Une histoire d’amour et de désir

Les sens de la vie

Une rencontre à Paris, entre sensualité et amour des lettres. C’est le pari réussi du deuxième long-métrage, ample et généreux, de Leyla Bouzid.

Six ans séparent la sortie d’À peine j’ouvre les yeux de celle du second opus long signé Leyla Bouzid. La jeune cinéaste a passé un cap avec ce récit d’une rencontre. Sa mise en scène se déploie, son écriture s’enrichit, son œil se précise. Un jeune homme, une jeune femme sont ici réunis par Paris, l’université et la littérature. Tels deux aimants, ils se découvrent, s’observent et se tournent autour avant de s’approcher. C’est elle qui fait le premier pas. Et ce ne sera pas le seul. Car elle est plus aguerrie en matière de connaissance de soi, et d’assomption de son désir, quand lui est encore hésitant et dans le contrôle. Le sempiternel lâcher prise est ici essentiel, aux prémices de l’épanouissement adulte. Magnifique idée de relier Farah et Ahmed – elle, venue de Tunis ; lui, d’Île-de-France -, par le prisme de la littérature érotique arabe. Le Jardin parfumé, ouvrage tunisien clé du XVIe siècle, en est l’acmé, et la cinéaste en fait l’un des catalyseurs de l’aventure.

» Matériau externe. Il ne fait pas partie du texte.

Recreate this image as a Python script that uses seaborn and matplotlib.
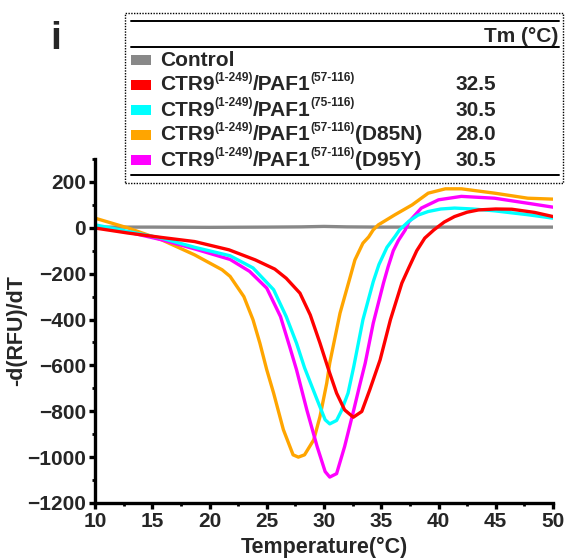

Avec son récit d’apprentissage amoureux, Leyla Bouzid transcende la figure de ce duo particulier, qui atteint l’universel. Un choix doublé par celui de le personnifier grâce à deux interprètes peu ou pas identifiés. Sami Outalbali est apparu dans des petits et seconds rôles, au cinéma (Les Tuche, Un vrai bonhomme, Lola vers la mer) et à la télévision (Les Grands, Sex Education), et Zbeida Belhajamor est une nouvelle venue des écrans. Ensemble, ils donnent corps et âme aux êtres avec générosité, et apportent un vibrato particulier à cette histoire d’amour rafraîchissante. Un parcours sensoriel qui s’ouvre en gros plan sur la silhouette du garçon, derrière la vitre de sa douche, avant de se clore sur les peaux enfin reliées, le tout dans des tonalités chaudes et enveloppantes. Entre les deux, la fluidité narrative accompagne les trajectoires qui s’enrichissent l’une l’autre, grâce aussi à la construction de personnages secondaires essentiels dans la transmission (la professeure, le père d’Ahmed). Et le film fini, on reste envoûté par sa beauté généreuse. Révélé à Cannes en juillet, en clôture de la 60e Semaine de la Critique, il vient tout juste de recevoir le Valois de diamant et le Valois de l’acteur au Festival d’Angoulême.